N.M. : Premièrement, il faut savoir que les enfants aujourd’hui sont traités par les forces du régime comme des adultes. Il n’y a aucune distinction. On a interviewé des enfants qui de 12 ou 13 ans qui nous racontaient avoir été torturés, avoir été laissés seuls dans des cellules pendant des jours et même des semaines.

Deuxièmement, il y a bien sûr eu des tueries d’enfants. Est-ce qu’on cible spécifiquement les enfants ? Là aussi je dirais à nouveau qu’il n’y a eu aucun effort de distinction. Parfois, leur seul crime c’est d’avoir traversé la route au mauvais moment ou parce qu’ils jouaient en face de leur maison et on leur a tiré dessus.

Troisièmement, il y a aussi cette utilisation des enfants en tant que boucliers humains. Les membres de l’armée syrienne ont utilisé des résidents, que ce soit des vieux ou des enfants, pour marcher devant leurs chars, pendant qu’ils se déplaçaient d’un bout à l’autre du village. Et ceci pour éviter qu’ils ne soient attaqués par l’opposition armée.

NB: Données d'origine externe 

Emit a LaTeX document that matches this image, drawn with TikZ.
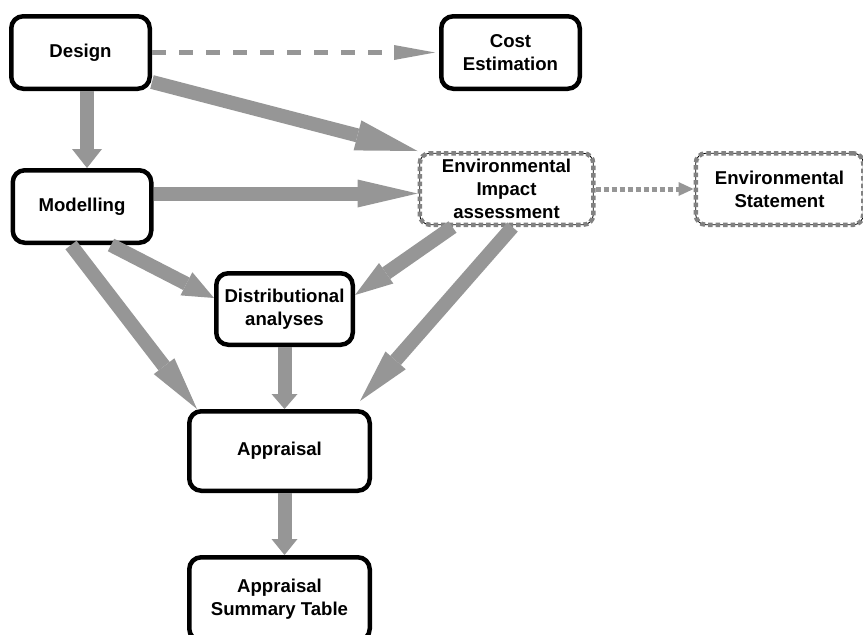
\documentclass[tikz,border=0pt]{standalone}
\usepackage{fontspec}
\setmainfont{Liberation Sans}
\usepackage{tikz}
\usetikzlibrary{arrows.meta,positioning}
\definecolor{flowgray}{RGB}{150,150,150}
\definecolor{edgegray}{RGB}{130,130,130}
\tikzstyle{stage}=[rectangle, draw, black, line width=4.5pt, rounded corners=12pt,
  fill=white, align=center, inner sep=0pt, font=\bfseries\fontsize{18.6}{23}\selectfont,
  minimum width=138.5pt, minimum height=72.5pt]
\tikzstyle{envstage}=[rectangle, draw, black, line width=0.8pt, rounded corners=10pt,
  fill=white, align=center, inner sep=0pt, outer sep=2.25pt,
  font=\bfseries\fontsize{18.6}{23}\selectfont, minimum width=173.5pt, minimum height=71.5pt,
  postaction={draw=edgegray, line width=4.5pt, dash pattern=on 4.5pt off 3pt}]
\tikzset{flow/.style 2 args={draw=flowgray, line width=14pt,
  -{Triangle[width=#1, length=#2, line width=0pt]}}}

\begin{document}
\begin{tikzpicture}[x=1pt, y=-1pt]
  \useasboundingbox (0,0) rectangle (863,635);
  % top row
  \node[stage] (design) at (80.5,52.5) {Design};
  \node[stage, right=287pt of design] (cost) {Cost\\Estimation};
  % second row
  \node[stage, below=77pt of design, xshift=1.5pt] (modelling) {Modelling};
  \node[envstage, right=264pt of modelling, yshift=17.5pt]
    (eia) {Environmental\\Impact\\assessment};
  \node[envstage, minimum width=167.5pt, right=98pt of eia]
    (envstat) {Environmental\\Statement};
  % lower part
  \node[stage, minimum width=136.5pt, minimum height=71.5pt]
    (dist) at (284.5,309) {Distributional\\analyses};
  \node[stage, minimum width=180.5pt, minimum height=79.5pt, below=62pt of dist, xshift=-5pt]
    (appraisal) {Appraisal};
  \node[stage, minimum width=180.5pt, minimum height=83.5pt, below=62pt of appraisal]
    (ast) {Appraisal\\Summary Table};
  % flows
  \draw[flow={30pt}{19pt}] ([xshift=6.5pt]design.south) -- ([xshift=5pt]modelling.north);
  \draw[flow={31pt}{62pt}] ([yshift=9pt]design.south east) -- (eia.north west);
  \draw[flow={28pt}{60pt}] ([yshift=13pt]modelling.east) -- ([yshift=-4.5pt]eia.west);
  \draw[flow={26pt}{31pt}] ([xshift=29pt]modelling.south) -- ([yshift=11pt]dist.west);
  \draw[flow={26pt}{54pt}] ([xshift=-11pt]modelling.south) -- ([xshift=10pt]appraisal.north west);
  \draw[flow={25pt}{38pt}] ([xshift=-54pt]eia.south) -- ([yshift=14pt]dist.east);
  \draw[flow={27pt}{54pt}] ([xshift=6pt]eia.south) -- ([shift={(-12pt,8pt)}]appraisal.north east);
  \draw[flow={26pt}{15pt}] (dist.south) -- (dist.south |- appraisal.north);
  \draw[flow={26pt}{16pt}] ([xshift=5pt]appraisal.south) -- ([xshift=5pt]ast.north);
  % side outputs
  \draw[draw=flowgray, line width=5pt, dash pattern=on 14pt off 13pt,
    -{Triangle[width=15pt, length=41pt, line width=0pt]}]
    (design.east) -- ([xshift=-4pt]cost.west);
  \draw[draw=flowgray, line width=5pt, dash pattern=on 5pt off 3pt,
    -{Triangle[width=14pt, length=15pt, line width=0pt]}]
    (eia.east) -- (envstat.west);
\end{tikzpicture}
\end{document}
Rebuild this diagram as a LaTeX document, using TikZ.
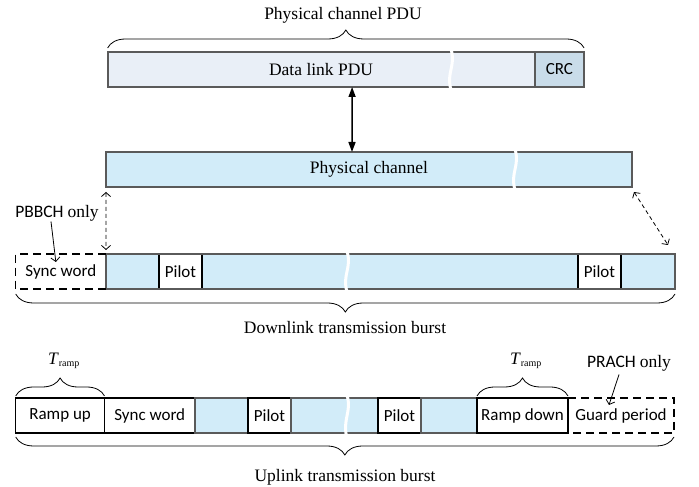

RFI : Les écoles sont très fréquemment bombardées. Est-ce une politique de casser toute une génération qui n’osera plus se rebeller contre le régime de Bachar el-Assad ?

N.M. : Difficile de dire si c’est une politique délibérée, adoptée au plus haut niveau. En tout cas, ce sont des pratiques assez généralisées. On a vu que dans plus de 30 centres de détention à travers le pays, il y avait eu des enfants détenus et torturés. Au minimum, il y a une politique qui consiste à ne pas protéger les enfants, à ne pas les distinguer des adultes.

Ce qui est sûr, c’est que ces rapports, le fait que ces preuves existent maintenant depuis plusieurs mois et qu’il n’y ait eu aucun changement, montrent au minimum que les autorités sont complices au plus haut niveau, et qu’il y a notamment peut-être des commandants de terrain qui s’en prennent aux enfants comme ils s’en sont pris aux étudiants, comme ils s’en sont pris aux manifestants. Il y a beaucoup de cruauté aujourd’hui en Syrie. Et malheureusement, les enfants - un des groupes les plus vulnérables - continuent à payer le prix.